*DIRECTION*
Skip the pictures and repeat each line of the data exactly.

*MATERIAL*

^^^^^^^^

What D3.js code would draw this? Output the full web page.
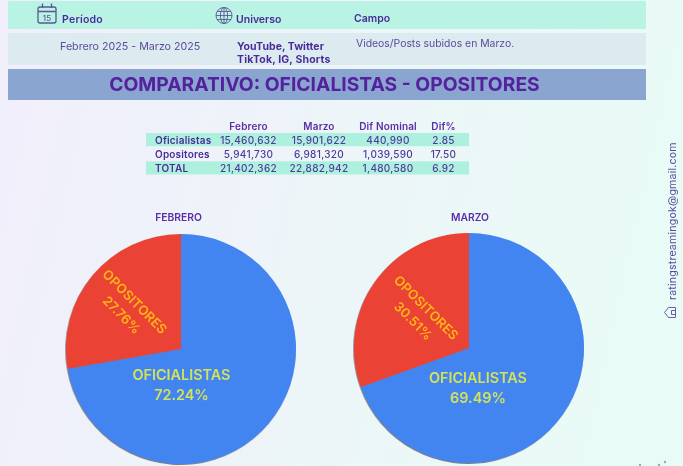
<!DOCTYPE html>
<html><head><meta charset="utf-8">
<script src="https://cdn.jsdelivr.net/npm/d3@7"></script>
<style>html,body{margin:0;padding:0;background:#fff}svg{display:block}text{font-family:Inter,"Open Sans",sans-serif}</style>
</head><body><svg id="c" width="683" height="466"></svg>
<script>
const columns = ["Febrero","Marzo","Dif Nominal","Dif%"];
const rowNames = ["Oficialistas","Opositores","TOTAL"];
const febrero = [15460632,5941730,21402362];
const marzo = [15901622,6981320,22882942];
const difNominal = [440990,1039590,1480580];
const difPct = ["2.85","17.50","6.92"];
const pieNames = ["OFICIALISTAS","OPOSITORES"];
const piePctFeb = ["72.24%","27.76%"];
const piePctMar = ["69.49%","30.51%"];
const universo = ["YouTube, Twitter","TikTok, IG, Shorts"];

const P="#5a2ea6", PD="#4a2c9a";
const svg=d3.select("#c");
const defs=svg.append("defs");
const g=defs.append("linearGradient").attr("id","bg").attr("x1",0).attr("y1",0).attr("x2",1).attr("y2",0.15);
g.append("stop").attr("offset",0).attr("stop-color","#f1eefb");
g.append("stop").attr("offset",1).attr("stop-color","#e9fbf6");
const blur=defs.append("filter").attr("id","soft").attr("x","-5%").attr("y","-5%").attr("width","110%").attr("height","110%");
blur.append("feGaussianBlur").attr("stdDeviation",0.4);
const sh=defs.append("filter").attr("id","sh").attr("x","-5%").attr("y","-5%").attr("width","110%").attr("height","110%");
sh.append("feDropShadow").attr("dx",-0.6).attr("dy",0.8).attr("stdDeviation",0.5).attr("flood-color","#222").attr("flood-opacity",0.7);

svg.append("rect").attr("width",683).attr("height",466).attr("fill","url(#bg)");
const root=svg.append("g").attr("filter","url(#soft)");

[[1,29,"#b9f3e4"],[33,65,"#dcebf0"],[69,100,"#8aa5cf"]].forEach(([a,b,c])=>
  root.append("rect").attr("x",8).attr("y",a).attr("width",638).attr("height",b-a).attr("fill",c));

function T(x,y,s,size,weight,fill,anchor,ls){
  return root.append("text").attr("x",x).attr("y",y).text(s).attr("font-size",size).attr("font-weight",weight)
   .attr("fill",fill).attr("text-anchor",anchor||"start").attr("letter-spacing",ls||0);
}
T(62,23,"Período",10.5,600,PD,"start",0.25);
T(236,23,"Universo",10.5,600,PD);
T(354,22,"Campo",10.5,600,PD);
T(60,50,"Febrero 2025 - Marzo 2025",10.7,400,"#5b4a9c");
T(237,50,universo[0],10.5,700,PD,"start",0.05);
T(237,63,universo[1],10.5,700,PD,"start",0.18);
T(356,47,"Videos/Posts subidos en Marzo.",10.4,400,"#5b4a9c");
T(324.5,91,"COMPARATIVO: OFICIALISTAS - OPOSITORES",19.3,700,"#54209f","middle");

// calendar icon
const ic=root.append("g").attr("fill","none").attr("stroke","#5d5598").attr("stroke-width",1.3);
ic.append("rect").attr("x",38).attr("y",7).attr("width",18).attr("height",16).attr("rx",2);
ic.append("path").attr("d","M38 11.5H56M42.5 3.5V8M51.5 3.5V8");
T(47,21,"15",8,500,"#5d5598","middle");
// globe icon
const gl=root.append("g").attr("fill","none").attr("stroke","#5d5598").attr("stroke-width",0.9);
gl.append("circle").attr("cx",224).attr("cy",15.5).attr("r",8);
gl.append("ellipse").attr("cx",224).attr("cy",15.5).attr("rx",3.6).attr("ry",8);
gl.append("path").attr("d","M224 7.5V23.5M216 15.5H232M217 11.5H231M217 19.5H231");

// table
const rowY=d3.scaleBand().domain(d3.range(3)).range([133,175.5]);
[0,2].forEach(i=>root.append("rect").attr("x",146).attr("y",rowY(i)).attr("width",323).attr("height",rowY.bandwidth()-1).attr("fill","#aef0de"));
const colX=[248.5,319,388,443.5];
columns.forEach((c,i)=>T(colX[i],130,c,10,600,P,"middle",0.15));
const fmt=d3.format(",");
rowNames.forEach((r,i)=>{
  const y=rowY(i)+10.8;
  T(155,y,r,10,600,PD,"start",0.2);
  T(colX[0],y,fmt(febrero[i]),10,500,"#4f3a9c","middle",0.3);
  T(colX[1],y,fmt(marzo[i]),10,500,"#4f3a9c","middle",0.3);
  T(colX[2],y,fmt(difNominal[i]),10,500,"#4f3a9c","middle",0.3);
  T(colX[3],y,difPct[i],10,500,"#4f3a9c","middle",0.3);
});
T(178.5,221,"FEBRERO",10.3,600,P,"middle");
T(470,221,"MARZO",10.3,600,P,"middle");

const col=d3.scaleOrdinal().domain(pieNames).range(["#4285f0","#ea4335"]);
const pie=d3.pie().sort(null);
const arc=d3.arc().innerRadius(0).outerRadius(115);
function drawPie(cx,cy,vals,pcts,blue,red){
  const p=root.append("g").attr("transform",`translate(${cx},${cy})`);
  p.append("g").attr("filter","url(#sh)").selectAll("path").data(pie(vals)).join("path")
    .attr("d",arc).attr("fill",(d,i)=>col(pieNames[i]));
  const lab=(x,y,rot,s,pct,fill,sz,gap)=>{
    const t=p.append("g").attr("transform",`translate(${x},${y}) rotate(${rot})`);
    t.append("text").attr("text-anchor","middle").attr("font-size",sz).attr("font-weight",600).attr("fill",fill).text(s);
    t.append("text").attr("y",gap).attr("text-anchor","middle").attr("font-size",sz).attr("font-weight",600).attr("fill",fill).text(pct);
  };
  lab(blue[0],blue[1],0,pieNames[0],pcts[0],"#d4e25a",14.4,20);
  lab(red[0],red[1],45,pieNames[1],pcts[1],"#fdb515",13.2,18.5);
}
drawPie(181,349,[febrero[0],febrero[1]],piePctFeb,[0.5,31],[-49.5,-44]);
drawPie(469,348,[marzo[0],marzo[1]],piePctMar,[9,35],[-46,-37]);

// side credit
root.append("text").attr("transform","translate(676,300) rotate(-90)").attr("font-size",10.6).attr("font-weight",400).attr("letter-spacing",0.2).attr("fill","#5b4a9c").text("ratingstreamingok@gmail.com");
const h=root.append("g").attr("transform","translate(670.5,312.5) rotate(-90)").attr("fill","none").attr("stroke","#6a5ba8").attr("stroke-width",1);
h.append("path").attr("d","M-5 5V-2L0 -6L5 -2V5Z M-2 5V1H2V5");
// faint marks cut by bottom edge
[[640,465],[659,465],[665,462]].forEach(([x,y])=>root.append("circle").attr("cx",x).attr("cy",y).attr("r",1.2).attr("fill","#9aa6a8"));
</script></body></html>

^^^^^^^^

*ANSWER TO THIS EXERCISE*
What D3.js code would draw this? Output the full web page.
<!DOCTYPE html>
<html><head><meta charset="utf-8">
<script src="https://cdn.jsdelivr.net/npm/d3@7"></script>
<style>html,body{margin:0;padding:0;background:#fff}svg{display:block}text{font-family:Inter,"Open Sans",sans-serif}</style>
</head><body><svg id="c" width="683" height="466"></svg>
<script>
const columns = ["Febrero","Marzo","Dif Nominal","Dif%"];
const rowNames = ["Oficialistas","Opositores","TOTAL"];
const febrero = [15460632,5941730,21402362];
const marzo = [15901622,6981320,22882942];
const difNominal = [440990,1039590,1480580];
const difPct = ["2.85","17.50","6.92"];
const pieNames = ["OFICIALISTAS","OPOSITORES"];
const piePctFeb = ["72.24%","27.76%"];
const piePctMar = ["69.49%","30.51%"];
const universo = ["YouTube, Twitter","TikTok, IG, Shorts"];

const P="#5a2ea6", PD="#4a2c9a";
const svg=d3.select("#c");
const defs=svg.append("defs");
const g=defs.append("linearGradient").attr("id","bg").attr("x1",0).attr("y1",0).attr("x2",1).attr("y2",0.15);
g.append("stop").attr("offset",0).attr("stop-color","#f1eefb");
g.append("stop").attr("offset",1).attr("stop-color","#e9fbf6");
const blur=defs.append("filter").attr("id","soft").attr("x","-5%").attr("y","-5%").attr("width","110%").attr("height","110%");
blur.append("feGaussianBlur").attr("stdDeviation",0.4);
const sh=defs.append("filter").attr("id","sh").attr("x","-5%").attr("y","-5%").attr("width","110%").attr("height","110%");
sh.append("feDropShadow").attr("dx",-0.6).attr("dy",0.8).attr("stdDeviation",0.5).attr("flood-color","#222").attr("flood-opacity",0.7);

svg.append("rect").attr("width",683).attr("height",466).attr("fill","url(#bg)");
const root=svg.append("g").attr("filter","url(#soft)");

[[1,29,"#b9f3e4"],[33,65,"#dcebf0"],[69,100,"#8aa5cf"]].forEach(([a,b,c])=>
  root.append("rect").attr("x",8).attr("y",a).attr("width",638).attr("height",b-a).attr("fill",c));

function T(x,y,s,size,weight,fill,anchor,ls){
  return root.append("text").attr("x",x).attr("y",y).text(s).attr("font-size",size).attr("font-weight",weight)
   .attr("fill",fill).attr("text-anchor",anchor||"start").attr("letter-spacing",ls||0);
}
T(62,23,"Período",10.5,600,PD,"start",0.25);
T(236,23,"Universo",10.5,600,PD);
T(354,22,"Campo",10.5,600,PD);
T(60,50,"Febrero 2025 - Marzo 2025",10.7,400,"#5b4a9c");
T(237,50,universo[0],10.5,700,PD,"start",0.05);
T(237,63,universo[1],10.5,700,PD,"start",0.18);
T(356,47,"Videos/Posts subidos en Marzo.",10.4,400,"#5b4a9c");
T(324.5,91,"COMPARATIVO: OFICIALISTAS - OPOSITORES",19.3,700,"#54209f","middle");

// calendar icon
const ic=root.append("g").attr("fill","none").attr("stroke","#5d5598").attr("stroke-width",1.3);
ic.append("rect").attr("x",38).attr("y",7).attr("width",18).attr("height",16).attr("rx",2);
ic.append("path").attr("d","M38 11.5H56M42.5 3.5V8M51.5 3.5V8");
T(47,21,"15",8,500,"#5d5598","middle");
// globe icon
const gl=root.append("g").attr("fill","none").attr("stroke","#5d5598").attr("stroke-width",0.9);
gl.append("circle").attr("cx",224).attr("cy",15.5).attr("r",8);
gl.append("ellipse").attr("cx",224).attr("cy",15.5).attr("rx",3.6).attr("ry",8);
gl.append("path").attr("d","M224 7.5V23.5M216 15.5H232M217 11.5H231M217 19.5H231");

// table
const rowY=d3.scaleBand().domain(d3.range(3)).range([133,175.5]);
[0,2].forEach(i=>root.append("rect").attr("x",146).attr("y",rowY(i)).attr("width",323).attr("height",rowY.bandwidth()-1).attr("fill","#aef0de"));
const colX=[248.5,319,388,443.5];
columns.forEach((c,i)=>T(colX[i],130,c,10,600,P,"middle",0.15));
const fmt=d3.format(",");
rowNames.forEach((r,i)=>{
  const y=rowY(i)+10.8;
  T(155,y,r,10,600,PD,"start",0.2);
  T(colX[0],y,fmt(febrero[i]),10,500,"#4f3a9c","middle",0.3);
  T(colX[1],y,fmt(marzo[i]),10,500,"#4f3a9c","middle",0.3);
  T(colX[2],y,fmt(difNominal[i]),10,500,"#4f3a9c","middle",0.3);
  T(colX[3],y,difPct[i],10,500,"#4f3a9c","middle",0.3);
});
T(178.5,221,"FEBRERO",10.3,600,P,"middle");
T(470,221,"MARZO",10.3,600,P,"middle");

const col=d3.scaleOrdinal().domain(pieNames).range(["#4285f0","#ea4335"]);
const pie=d3.pie().sort(null);
const arc=d3.arc().innerRadius(0).outerRadius(115);
function drawPie(cx,cy,vals,pcts,blue,red){
  const p=root.append("g").attr("transform",`translate(${cx},${cy})`);
  p.append("g").attr("filter","url(#sh)").selectAll("path").data(pie(vals)).join("path")
    .attr("d",arc).attr("fill",(d,i)=>col(pieNames[i]));
  const lab=(x,y,rot,s,pct,fill,sz,gap)=>{
    const t=p.append("g").attr("transform",`translate(${x},${y}) rotate(${rot})`);
    t.append("text").attr("text-anchor","middle").attr("font-size",sz).attr("font-weight",600).attr("fill",fill).text(s);
    t.append("text").attr("y",gap).attr("text-anchor","middle").attr("font-size",sz).attr("font-weight",600).attr("fill",fill).text(pct);
  };
  lab(blue[0],blue[1],0,pieNames[0],pcts[0],"#d4e25a",14.4,20);
  lab(red[0],red[1],45,pieNames[1],pcts[1],"#fdb515",13.2,18.5);
}
drawPie(181,349,[febrero[0],febrero[1]],piePctFeb,[0.5,31],[-49.5,-44]);
drawPie(469,348,[marzo[0],marzo[1]],piePctMar,[9,35],[-46,-37]);

// side credit
root.append("text").attr("transform","translate(676,300) rotate(-90)").attr("font-size",10.6).attr("font-weight",400).attr("letter-spacing",0.2).attr("fill","#5b4a9c").text("ratingstreamingok@gmail.com");
const h=root.append("g").attr("transform","translate(670.5,312.5) rotate(-90)").attr("fill","none").attr("stroke","#6a5ba8").attr("stroke-width",1);
h.append("path").attr("d","M-5 5V-2L0 -6L5 -2V5Z M-2 5V1H2V5");
// faint marks cut by bottom edge
[[640,465],[659,465],[665,462]].forEach(([x,y])=>root.append("circle").attr("cx",x).attr("cy",y).attr("r",1.2).attr("fill","#9aa6a8"));
</script></body></html>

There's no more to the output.